Deshalb macht der Aufsichtsrat Nägel mit Köpfen: Geplant sei ein «Stresstest» für die Geldhäuser, schreibt die «Bild»-Zeitung. Dabei geben Aufseher eine bestimmte Summe an hypothetischen Vermögensverlusten vor. Die Institute müssen im Anschluss eine Lösungsstrategie präsentieren.

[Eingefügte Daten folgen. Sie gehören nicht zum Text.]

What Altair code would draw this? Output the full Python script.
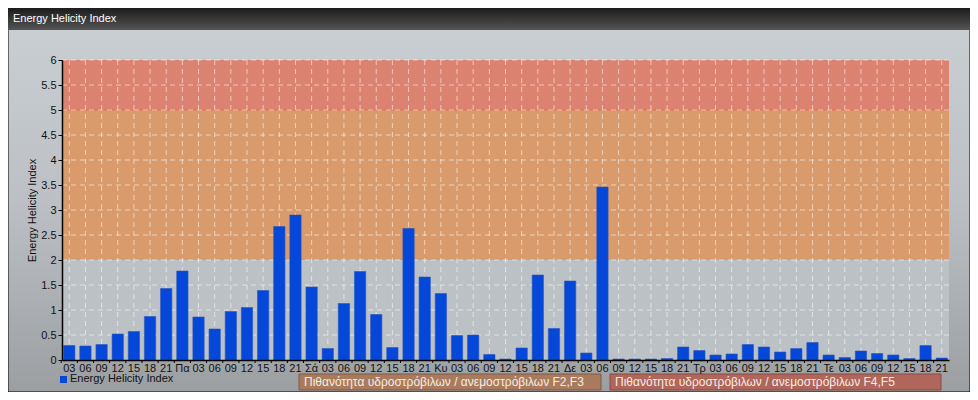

EZB will Eigenmittelanforderungen unverändert lassen
Was angesichts eines «noch nie dagewesenen Schockrisikos» für EU-Banken umso mehr überrascht: Die EZB will ihre Eigenkapitalanforderungen an die Banken für das kommende Jahr weitgehend unverändert lassen. Konkret sollen die Banken im Euroraum also einen gleich hohen Anteil ihres Eigenkapitals als Sicherheit halten wie im Vorjahr. Geld, das sie im Ernstfall nutzen können, um Verluste abzufedern.
In diesem Punkt geht die Finma deutlich schärfer vor. Sie will strengere «Too big to fail»-Regeln – als Reaktion auf die Notübernahme der Credit Suisse durch die UBS im Frühjahr 2023. Um ein solches Szenario in Zukunft zu verhindern, sollen die Eigenmittel von Schweizer Banken erhöht werden. Seit längerem tobt deshalb ein Streit zwischen der UBS und dem Bundesrat. Finanzministerin Karin Keller-Sutter (61) will die Schraube bei den Eigenmittel-Vorschriften für die Grossbank anziehen – 23 Milliarden Dollar muss die UBS zusätzlich an Eigenkapital bereitstellen, lautet ihre Forderung.
Und das passt UBS-Chef Sergio Ermotti (65) so gar nicht. Immer wieder kursieren deshalb Gerüchte um einen möglichen Wegzug der Grossbank in die USA. Erst am Montag deckte die britische «Financial Times» pikante Gespräche zwischen UBS-Präsident Colm Kelleher (68) und dem US-Finanzminister Scott Bessent (63) auf, die in den letzten Monaten hinter verschlossenen Türen stattgefunden haben sollen. Dabei sollen die beiden konkrete Pläne für einen Umzug des UBS-Hauptsitzes in die USA besprochen haben.